Venezuela’s opposition mounted fresh nationwide protests Wednesday to push for a vote on driving President Nicolas Maduro from power in the crisis-stricken country, AFP reports:
A week after a mass demonstration in the capital, supporters of the opposition MUD coalition rallied near offices of the electoral authorities demanding a recall referendum against Maduro by the end of the year….Protests were called nationwide outside the local offices of the National Electoral Council (CNE), which is accused of stalling a referendum. In Caracas, the opposition called its supporters to stop all activity for 10 minutes at noon (1600 GMT).
“The opposition’s road map is to try to keep people participating. The challenge is to stay active and peaceful in the street while pushing a referendum,” said political analyst Luis Vicente Leon.
Power, shorn of authority, is inherently unstable. In Venezuela, it’s hard to shake the sense that we’re witnessing the final days of chavismo, analyst Francisco Toro writes for The Atlantic:
What began as a hopeful experiment is ending in the kind of economic and institutional devastation rarely seen beyond the battlefield. How long it might all take to play out, and how much more damage the regime might still do on its way out, is uncertain. But in the wake of #VillaRosa, it’s a question of when, not if.
“The government’s response strategy is detached from reality,” said Dimitris Pantoulas, a fellow at Caracas’s business school IESA. “More hard months lie ahead, as this government becomes ever more authoritarian,” he told The Wall Street Journal.
The two sides “want to annihilate each other,” said sociologist Maryclen Stelling. “And unfortunately in war, anything goes.”
Foreign correspondents have recently been denied entry and a reporter for the Miami Herald was deported.
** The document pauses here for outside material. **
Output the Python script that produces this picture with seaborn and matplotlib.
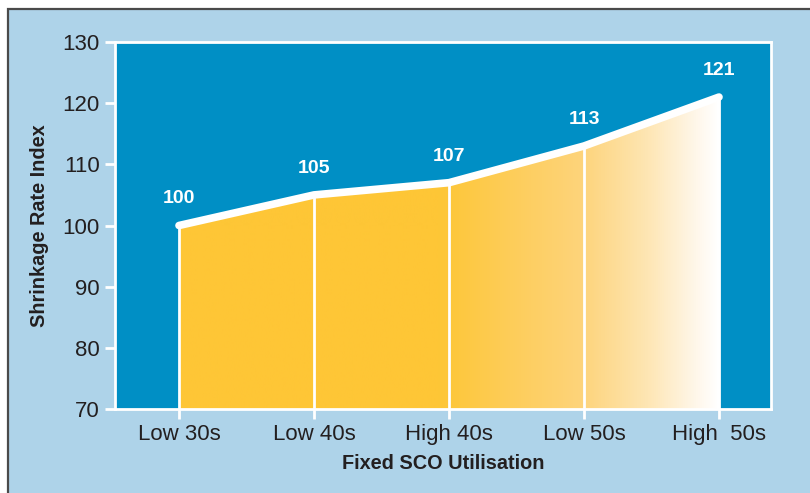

Alleged pro-government protesters have hurled Molotov cocktails and excrement at the offices of the last remaining national opposition-leaning newspaper, while local journalists have been detained and questioned by intelligence agents, and television crews threatened by supposed leftist loyalists.
Critics say the government’s toughening restrictions on the media reflect a wider clampdown on dissent in the face of mass protests and calls for the resignation of unpopular president Nicolás Maduro.
Last week a crowd of hungry Venezuelans chased and heckled Maduro through the streets of Margarita Island (see video above).
Foro Penal, a rights group, said authorities arrested dozens of people after the heckling, the FT notes:
On Saturday, Braulio Jatar, director of the Margarita-based website Reporte Confidencial, was arrested and his house raided by intelligence agents after reporting on the protest. His brother-in-law, Harvard economist Ricardo Hausmann, slammed “the abuse and oppression of Venezuela’s dictatorship”.